By 1974-1975 Blind Brook Jr.-Sr. High School now had grades 7 through 11 and was going to have to field Varsity teams. Our principal, a big fan of mine, pressured the Athletic Director to appoint me as the Varsity basketball coach, leap-frogging over the JV coach (who had previously coached the Jr. High team for many years). That coach would now be a step below me --- not a great situation (athletically or politically). Nonetheless, at 25 years of age with one year of coaching under my belt and no experience other than being a Varsity player from 1965-1967 I was now a Varsity basketball coach. In 1974-75 Blind Brook also had the disadvantage of: a) no seniors on our squad; and b) no one over about 6’2” tall. Nonetheless, we competed. We ended the season 0-16 and never even came close to winning a game. At season’s end the JV coach resigned and I was included in the interviews for who might replace him.
By 1975-1976 we now had seniors on the team and, more importantly, our ninth graders (my junior high team) were beginning to play JV ball under the guidance of Jim Spano – a great player who was an even better coach (lucky me!). Our “long-term plan” was to have a very successful team by the time these freshmen were seniors. Long story short: second varsity season we were 2-14 (after losing 26 consecutive games over two years we won two in a row!), but then we won 5 and then 8, and we were ready for our “boys,” now seniors, to hit the big time.
To put in perspective how good a group of athletes we had, during the fall season this group won the New York State soccer championship! Impressive. The 1978-79 season, 40 years ago, that group of players (the classes of 1979 & 1980), a 6th seed in the Tournament, took us to the Sectional Finals, where we lost a 3 point game to the eventual State champions. Despite the disappointing finish, it was the most fun, the most satisfying, and the most exceptional group of people I ever had the pleasure to coach.
This past Monday night, 40 years later, players from the classes of ’78,’ 79, and ’80 met for dinner in what has become an annual event (since the mid-2000-aughts or so). My “kids” are now in their mid to late 50’s and I’ll be 70 in May. I can’t describe how much this team still enjoys each other’s company and how much they demonstrate their respect and affection for their coaches. I liken it to my family (my cousins, whom I almost never see) and I pick up conversations as if no time has passed when we see each other (usually at funerals these days). This team --- and they were the perfect embodiment of that notion, that “team” that every coach wants to work with --- revels in each other’s presence and, every December, catches up, rehashes, teases, and loves being together. From my perspective it’s the greatest holiday present people can share --- the connection and long-standing bond with people you love and respect.
The “Team” members are well-established adults now, of course, and quite successful ones at that. It’s gratifying, as an educator, to see how well they’ve done.

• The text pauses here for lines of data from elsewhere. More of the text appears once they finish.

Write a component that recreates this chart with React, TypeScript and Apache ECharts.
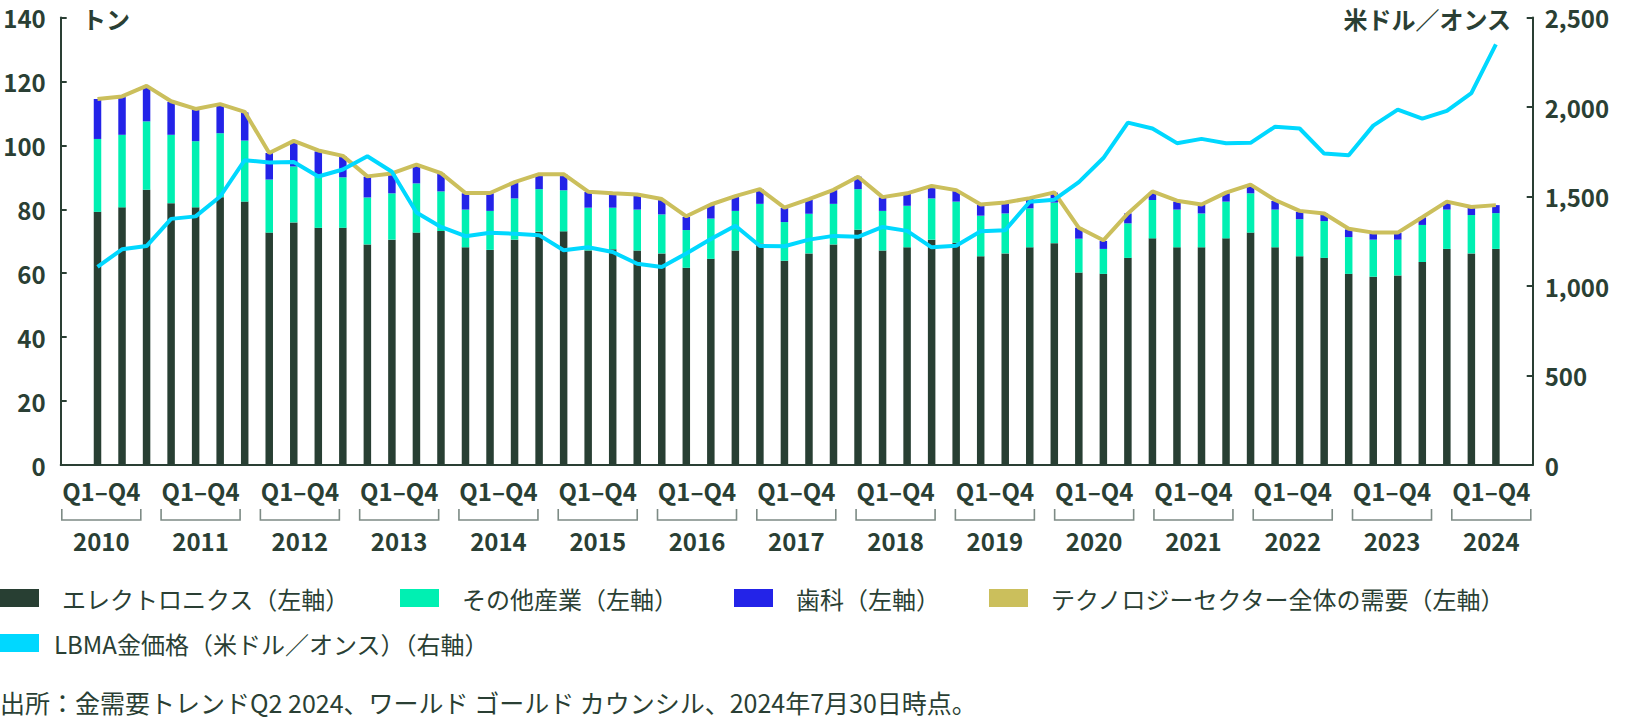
import React, { useEffect, useRef } from "react";
import * as echarts from "echarts";

const years = ["2010","2011","2012","2013","2014","2015","2016","2017","2018","2019","2020","2021","2022","2023","2024"];
const quarterNames = ["Q1","Q2","Q3","Q4"];

const electronics = [
  79.2, 80.6, 86.1, 81.9,
  80.6, 83.8, 82.4, 72.7,
  75.9, 74.2, 74.2, 69.0,
  70.5, 72.7, 73.2, 68.1,
  67.3, 70.5, 73.0, 73.1,
  67.1, 67.5, 67.1, 66.2,
  61.7, 64.5, 67.1, 69.3,
  63.9, 66.2, 69.0, 73.6,
  67.1, 68.1, 70.5, 69.5,
  65.3, 66.2, 68.1, 69.4,
  60.2, 59.8, 64.8, 70.9,
  68.1, 68.1, 70.9, 72.7,
  68.1, 65.3, 64.8, 59.8,
  58.9, 59.3, 63.5, 67.6,
  66.2, 67.6,
];

const otherIndustrial = [
  22.8, 22.7, 21.4, 21.4,
  20.7, 20.0, 19.1, 16.6,
  17.5, 16.2, 15.8, 14.7,
  14.5, 15.4, 12.4, 11.8,
  12.2, 12.9, 13.3, 12.85,
  13.4, 13.0, 12.8, 12.2,
  11.8, 12.6, 12.4, 12.4,
  12.1, 12.4, 12.7, 12.7,
  12.4, 13.0, 12.9, 12.9,
  12.7, 12.5, 12.2, 12.7,
  10.6, 7.8, 10.8, 12.0,
  11.8, 10.6, 11.5, 12.3,
  11.8, 11.6, 11.5, 11.5,
  11.6, 11.2, 11.6, 12.3,
  12.0, 11.2,
];

const dental = [
  12.5, 11.8, 10.8, 10.3,
  10.0, 8.8, 8.8, 8.3,
  7.8, 7.7, 6.6, 6.5,
  6.2, 5.6, 5.6, 5.1,
  5.5, 4.9, 4.6, 4.95,
  4.9, 4.0, 4.3, 4.5,
  4.1, 4.3, 4.4, 4.6,
  4.4, 4.4, 4.3, 3.9,
  4.2, 3.8, 3.6, 3.3,
  3.4, 3.2, 2.9, 3.1,
  3.4, 2.5, 3.1, 2.3,
  2.5, 2.7, 2.6, 2.5,
  2.7, 2.3, 2.4, 2.4,
  2.1, 2.1, 2.4, 2.4,
  2.4, 2.5,
];

const techTotal = [
  114.5, 115.3, 118.6, 113.8,
  111.4, 112.9, 110.5, 97.6,
  101.4, 98.4, 96.7, 90.3,
  91.2, 94.0, 91.3, 85.1,
  85.1, 88.5, 91.0, 91.0,
  85.5, 85.0, 84.6, 83.2,
  77.8, 81.5, 84.1, 86.3,
  80.5, 83.2, 86.1, 90.2,
  83.8, 85.0, 87.3, 86.0,
  81.5, 82.1, 83.5, 85.3,
  74.2, 70.3, 78.7, 85.6,
  82.7, 81.5, 85.2, 87.7,
  82.9, 79.5, 78.7, 73.9,
  72.7, 72.7, 77.5, 82.4,
  80.7, 81.3,
];

const goldPrice = [
  1107, 1205, 1223, 1375,
  1389, 1500, 1703, 1690,
  1693, 1612, 1651, 1725,
  1638, 1411, 1330, 1278,
  1297, 1292, 1284, 1200,
  1216, 1190, 1124, 1106,
  1182, 1262, 1337, 1223,
  1222, 1259, 1280, 1275,
  1330, 1308, 1216, 1225,
  1306, 1312, 1471, 1482,
  1580, 1715, 1913, 1880,
  1798, 1822, 1797, 1800,
  1890, 1880, 1740, 1730,
  1896, 1985, 1935, 1978,
  2078, 2350,
];

const names = [
  "エレクトロニクス（左軸）",
  "その他産業（左軸）",
  "歯科（左軸）",
  "テクノロジーセクター全体の需要（左軸）",
  "LBMA金価格（米ドル／オンス）（右軸）",
];

const colors = {
  electronics: "#283f33",
  other: "#00f0b2",
  dental: "#2323e8",
  total: "#cbbf5c",
  gold: "#00d8ff",
  text: "#2a3f34",
  bracket: "#7d8b85",
};

const FONT = '"Noto Sans CJK JP", "Noto Sans", sans-serif';

export default function App() {
  const ref = useRef<HTMLDivElement>(null);
  useEffect(() => {
    if (!ref.current) return;
    const chart = echarts.init(ref.current, undefined, { renderer: "svg" });
    const quarterLabels = years.flatMap((y) => quarterNames.map((q) => y + q)).slice(0, electronics.length);
    const categories = ["", ...quarterLabels, ""];
    const pad = (arr: number[]) => [null, ...arr, null];

    const legendPositions = [
      { left: 0, top: 586, pad: 18 },
      { left: 400, top: 586, pad: 18 },
      { left: 734, top: 586, pad: 18 },
      { left: 989, top: 586, pad: 18 },
      { left: 0, top: 631, pad: 10 },
    ];

    const option: any = {
      animation: false,
      textStyle: { fontFamily: FONT },
      grid: [
        { left: 60.7, right: 93.3, top: 17.5, bottom: 257, containLabel: false },
        { left: 101.3, right: 134.7, top: 17.5, bottom: 257, containLabel: false },
      ],
      xAxis: [
        {
          type: "category",
          gridIndex: 0,
          data: categories,
          boundaryGap: true,
          axisLine: { show: true, lineStyle: { color: colors.text, width: 2 } },
          axisTick: { show: false },
          axisLabel: { show: false },
        },
        {
          type: "category",
          gridIndex: 1,
          data: years,
          boundaryGap: false,
          axisLine: { show: false },
          axisTick: { show: false },
          axisLabel: {
            show: true,
            interval: 0,
            margin: 0,
            formatter: (v: string) => `{q|Q1–Q4}\n{y|${v}}`,
            rich: {
              q: { fontSize: 24, fontWeight: "bold", color: colors.text, lineHeight: 50, fontFamily: FONT },
              y: { fontSize: 24, fontWeight: "bold", color: colors.text, lineHeight: 50, fontFamily: FONT },
            },
          },
        },
      ],
      yAxis: [
        {
          type: "value",
          gridIndex: 0,
          position: "left",
          min: 0,
          max: 140,
          interval: 20,
          axisLine: { show: true, lineStyle: { color: colors.text, width: 2 } },
          axisTick: { show: true, inside: true, length: 6, lineStyle: { color: colors.text, width: 2 } },
          splitLine: { show: false },
          axisLabel: { fontSize: 24, fontWeight: "bold", color: colors.text, margin: 15, fontFamily: FONT },
        },
        {
          type: "value",
          gridIndex: 0,
          position: "right",
          min: 0,
          max: 2500,
          interval: 500,
          axisLine: { show: true, lineStyle: { color: colors.text, width: 2 } },
          axisTick: { show: true, inside: true, length: 6, lineStyle: { color: colors.text, width: 2 } },
          splitLine: { show: false },
          axisLabel: {
            fontSize: 24,
            fontWeight: "bold",
            color: colors.text,
            margin: 12,
            fontFamily: FONT,
            formatter: (v: number) => v.toLocaleString("en-US"),
          },
        },
        {
          type: "value",
          gridIndex: 1,
          min: 0,
          max: 1,
          show: false,
        },
      ],
      legend: names.map((n, i) => ({
        data: [n],
        left: legendPositions[i].left,
        top: legendPositions[i].top,
        padding: 0,
        icon: "rect",
        itemWidth: 39,
        itemHeight: 18,
        selectedMode: false,
        textStyle: { fontSize: 24, color: colors.text, fontFamily: FONT, padding: [0, 0, 0, legendPositions[i].pad] },
      })),
      graphic: [
        {
          type: "text",
          x: 82,
          y: 18,
          style: { text: "トン", font: `bold 24px ${FONT}`, fill: colors.text, verticalAlign: "middle" },
        },
        {
          type: "text",
          x: 1511,
          y: 18,
          style: { text: "米ドル／オンス", font: `bold 24px ${FONT}`, fill: colors.text, align: "right", verticalAlign: "middle" },
        },
        {
          type: "text",
          x: 0,
          y: 702,
          style: {
            text: "出所：金需要トレンドQ2 2024、ワールド ゴールド カウンシル、2024年7月30日時点。",
            font: `25px ${FONT}`,
            fill: colors.text,
            verticalAlign: "middle",
          },
        },
      ],
      series: [
        {
          name: names[0],
          type: "bar",
          stack: "tech",
          xAxisIndex: 0,
          yAxisIndex: 0,
          barWidth: 7.5,
          itemStyle: { color: colors.electronics },
          data: pad(electronics),
        },
        {
          name: names[1],
          type: "bar",
          stack: "tech",
          xAxisIndex: 0,
          yAxisIndex: 0,
          barWidth: 7.5,
          itemStyle: { color: colors.other },
          data: pad(otherIndustrial),
        },
        {
          name: names[2],
          type: "bar",
          stack: "tech",
          xAxisIndex: 0,
          yAxisIndex: 0,
          barWidth: 7.5,
          itemStyle: { color: colors.dental },
          data: pad(dental),
        },
        {
          name: names[3],
          type: "line",
          xAxisIndex: 0,
          yAxisIndex: 0,
          symbol: "none",
          lineStyle: { color: colors.total, width: 4 },
          itemStyle: { color: colors.total },
          data: pad(techTotal),
        },
        {
          name: names[4],
          type: "line",
          xAxisIndex: 0,
          yAxisIndex: 1,
          symbol: "none",
          lineStyle: { color: colors.gold, width: 4 },
          itemStyle: { color: colors.gold },
          data: pad(goldPrice),
        },
        {
          name: "brackets",
          type: "custom",
          xAxisIndex: 1,
          yAxisIndex: 2,
          silent: true,
          clip: false,
          data: years.map((_, i) => [i, 0]),
          renderItem: (_params: any, api: any) => {
            const p = api.coord([api.value(0), 0]);
            const x = p[0];
            const y = p[1];
            const hw = 39.5;
            return {
              type: "polyline",
              shape: {
                points: [
                  [x - hw, y + 44],
                  [x - hw, y + 55],
                  [x + hw, y + 55],
                  [x + hw, y + 44],
                ],
              },
              style: { stroke: colors.bracket, lineWidth: 1.6, fill: null },
            };
          },
        },
      ],
    };
    chart.setOption(option);
    return () => chart.dispose();
  }, []);

  return (
    <div
      ref={ref}
      style={{ position: "absolute", left: 0, top: 0, width: 1626, height: 722, background: "#ffffff" }}
    />
  );
}
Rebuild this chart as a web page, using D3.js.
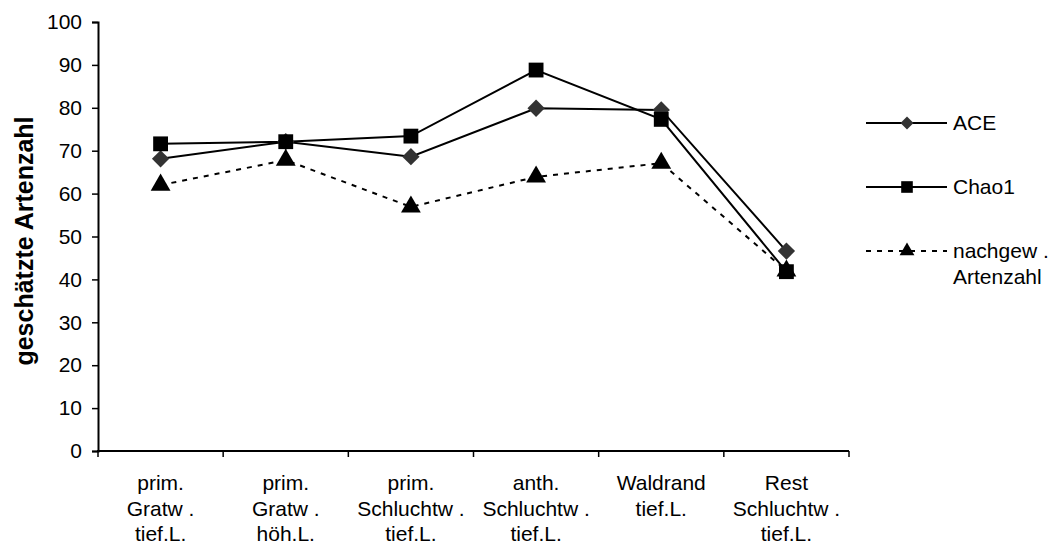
<!DOCTYPE html>
<html>
<head>
<meta charset="utf-8">
<script src="https://cdn.jsdelivr.net/npm/d3@7"></script>
<style>
  body { margin: 0; background: #fff; }
  svg { font-family: "Liberation Sans", Arial, sans-serif; }
</style>
</head>
<body>
<div id="chart"></div>
<script>
// categories (multi-line labels)
const categories = [
  ["prim.", "Gratw .", "tief.L."],
  ["prim.", "Gratw .", "höh.L."],
  ["prim.", "Schluchtw .", "tief.L."],
  ["anth.", "Schluchtw .", "tief.L."],
  ["Waldrand", "tief.L."],
  ["Rest", "Schluchtw .", "tief.L."]
];
const aceValues = [68.1, 72.1, 68.6, 79.9, 79.5, 46.6];
const chaoValues = [71.6, 72.1, 73.4, 88.8, 77.3, 41.8];
const observedValues = [62.0, 67.8, 56.9, 63.9, 67.1, 42.0];
const yTicks = [0, 10, 20, 30, 40, 50, 60, 70, 80, 90, 100];

// rotated square = Excel style diamond
const diamond = {
  draw(ctx, size) {
    const r = Math.sqrt(size / 2);
    ctx.moveTo(0, -r); ctx.lineTo(r, 0); ctx.lineTo(0, r); ctx.lineTo(-r, 0); ctx.closePath();
  }
};

const series = [
  { name: ["ACE"], values: aceValues, symbol: diamond, size: 150, fill: "#333", dash: null, legendY: 123, legSize: 85 },
  { name: ["Chao1"], values: chaoValues, symbol: d3.symbolSquare, size: 220, fill: "#000", dash: null, legendY: 187, legSize: 135 },
  { name: ["nachgew .", "Artenzahl"], values: observedValues, symbol: d3.symbolTriangle, size: 170, fill: "#000", dash: "5,6", legendY: 251, legSize: 95 }
];

const width = 1050, height = 548;
const margin = { left: 98, top: 22, right: 201, bottom: 97 };

const svg = d3.select("#chart").append("svg")
    .attr("width", width)
    .attr("height", height);

const x = d3.scaleBand()
    .domain(d3.range(categories.length))
    .range([margin.left, width - margin.right]);

const y = d3.scaleLinear()
    .domain([0, 100])
    .range([height - margin.bottom, margin.top]);

// y axis
const yAxis = svg.append("g")
    .attr("transform", `translate(${margin.left},0)`)
    .call(d3.axisLeft(y).tickValues(yTicks).tickSize(6).tickPadding(10));
yAxis.select(".domain").attr("stroke", "#000").attr("stroke-width", 2);
yAxis.selectAll(".tick line").attr("stroke-width", 1.5);
yAxis.selectAll(".tick text").style("font-size", "21px").attr("fill", "#000");

// x axis: ticks at category boundaries
const xAxisG = svg.append("g")
    .attr("transform", `translate(0,${y(0)})`);
xAxisG.append("line")
    .attr("x1", margin.left - 1).attr("x2", width - margin.right)
    .attr("stroke", "#000").attr("stroke-width", 2);
const bounds = d3.range(categories.length + 1).map(i => i < categories.length ? x(i) : x(i - 1) + x.bandwidth());
xAxisG.selectAll(".xtick")
  .data(bounds)
  .join("line")
    .attr("x1", d => d).attr("x2", d => d)
    .attr("y1", 0).attr("y2", 6)
    .attr("stroke", "#000").attr("stroke-width", 1.5);

const xLabels = xAxisG.selectAll(".xlabel")
  .data(categories)
  .join("text")
    .attr("text-anchor", "middle")
    .attr("x", (d, i) => x(i) + x.bandwidth() / 2)
    .style("font-size", "21px");
xLabels.selectAll("tspan")
  .data(d => d)
  .join("tspan")
    .attr("x", function() { return d3.select(this.parentNode).attr("x"); })
    .attr("y", (d, i) => 39 + i * 25.5)
    .text(d => d);

// y axis title
svg.append("text")
    .attr("transform", `translate(33,241) rotate(-90)`)
    .attr("text-anchor", "middle")
    .style("font-size", "25px")
    .style("font-weight", "bold")
    .text("geschätzte Artenzahl");

const cx = i => x(i) + x.bandwidth() / 2;
const line = d3.line().x((d, i) => cx(i)).y(d => y(d));

// lines & markers
series.forEach(s => {
  svg.append("path")
      .datum(s.values)
      .attr("fill", "none")
      .attr("stroke", "#000")
      .attr("stroke-width", 2)
      .attr("stroke-dasharray", s.dash)
      .attr("d", line);
});
series.forEach(s => {
  svg.append("g").selectAll("path")
    .data(s.values)
    .join("path")
      .attr("transform", (d, i) => `translate(${cx(i)},${y(d)})`)
      .attr("d", d3.symbol().type(s.symbol).size(s.size))
      .attr("fill", s.fill);
});

// legend
const legend = svg.append("g");
series.forEach(s => {
  const g = legend.append("g").attr("transform", `translate(866,${s.legendY})`);
  g.append("line")
      .attr("x1", 0).attr("x2", 81)
      .attr("stroke", "#000").attr("stroke-width", 2)
      .attr("stroke-dasharray", s.dash);
  g.append("path")
      .attr("transform", "translate(41,0)")
      .attr("d", d3.symbol().type(s.symbol).size(s.legSize))
      .attr("fill", s.fill);
  const t = g.append("text").style("font-size", "21px");
  s.name.forEach((n, i) => {
    t.append("tspan").attr("x", 87).attr("y", 7 + i * 26).text(n);
  });
});
</script>
</body>
</html>
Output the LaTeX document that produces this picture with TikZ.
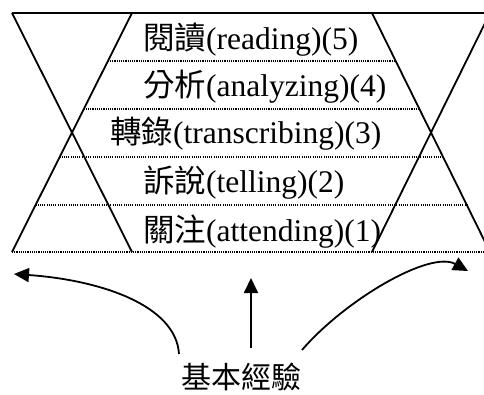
\documentclass[tikz,border=0pt]{standalone}
\usepackage{fontspec}
\setmainfont{Liberation Serif}
\newfontfamily\cjk{Noto Sans CJK TC}
\usetikzlibrary{arrows.meta}
\tikzset{
  solidline/.style={line width=1.8pt},
  topline/.style={line width=2.6pt},
  dotline/.style={line width=1.1pt, dash pattern=on 1.1pt off 1.1pt},
  rowtext/.style={anchor=base west, inner sep=0pt, font=\fontsize{31.5}{31.5}\selectfont},
  arr/.style={line width=1.8pt, -{Triangle[length=15pt,width=14pt]}},
}
\begin{document}
\begin{tikzpicture}[x=1pt,y=-1pt]
\useasboundingbox (0,0) rectangle (484,394);
\clip (0,0) rectangle (484,394);
\fill[white] (0,0) rectangle (484,394);
% hourglass corners
\coordinate (LTL) at (12,13);   \coordinate (LTR) at (132,13);
\coordinate (LBL) at (12,252);  \coordinate (LBR) at (132,252);
\coordinate (RTL) at (372,13);  \coordinate (RTR) at (490,13);
\coordinate (RBL) at (372,252); \coordinate (RBR) at (490,252);
% top line
\draw[topline] (LTL) -- (RTR);
% crosses
\draw[solidline] (LTL) -- (LBR);
\draw[solidline] (LTR) -- (LBL);
\draw[solidline] (RTL) -- (RBR);
\draw[solidline] (RTR) -- (RBL);
% dotted row separators
\coordinate (d1a) at (107.8,61);  \coordinate (d1b) at (395.8,61);
\coordinate (d2a) at (83.6,109);  \coordinate (d2b) at (419.6,109);
\coordinate (d3a) at (59.5,157);  \coordinate (d3b) at (443,157);
\coordinate (d4a) at (35.5,205);  \coordinate (d4b) at (467,205);
\coordinate (d5a) at (12,252);    \coordinate (d5b) at (490,252);
\draw[dotline] (d1a) -- (d1b);
\draw[dotline] (d2a) -- (d2b);
\draw[dotline] (d3a) -- (d3b);
\draw[dotline] (d4a) -- (d4b);
\draw[dotline] (d5a) -- (d5b);
% row texts
\node[rowtext] (t5) at (143,49)  {{\cjk 閱讀}(reading)(5)};
\node[rowtext] (t4) at (143,96)  {{\cjk 分析}(analyzing)(4)};
\node[rowtext] (t3) at (110,143) {{\cjk 轉錄}(transcribing)(3)};
\node[rowtext] (t2) at (143,192) {{\cjk 訴說}(telling)(2)};
\node[rowtext] (t1) at (143,241) {{\cjk 關注}(attending)(1)};
% base label
\node[inner sep=0pt, font=\fontsize{30}{30}\selectfont\cjk] (base) at (241,377) {基本經驗};
% arrows
\coordinate (a1s) at (179,354); \coordinate (a1e) at (14,274);
\coordinate (a2s) at (251,348); \coordinate (a2e) at (251,278);
\coordinate (a3s) at (302,350); \coordinate (a3e) at (468,271);
\draw[arr] (a1s) .. controls (176,305) and (100,280) .. (a1e);
\draw[arr] (a2s) -- (a2e);
\draw[arr] (a3s) .. controls (345,300) and (430,250) .. (a3e);
\end{tikzpicture}
\end{document}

More than that, though, as with family, it’s just a pure joy to get to spend time with people you spent countless hours with years ago who still exhibit the energy, the intelligence, and the basic human kindness that was just the tip of each iceberg in 1978-79.
I’m already looking forward to next December and hoping that I’ll have opportunities to spend time with some (or all) of them during 2019, even before December!
I hope everyone who might read this has a great Holiday season and a great New Year.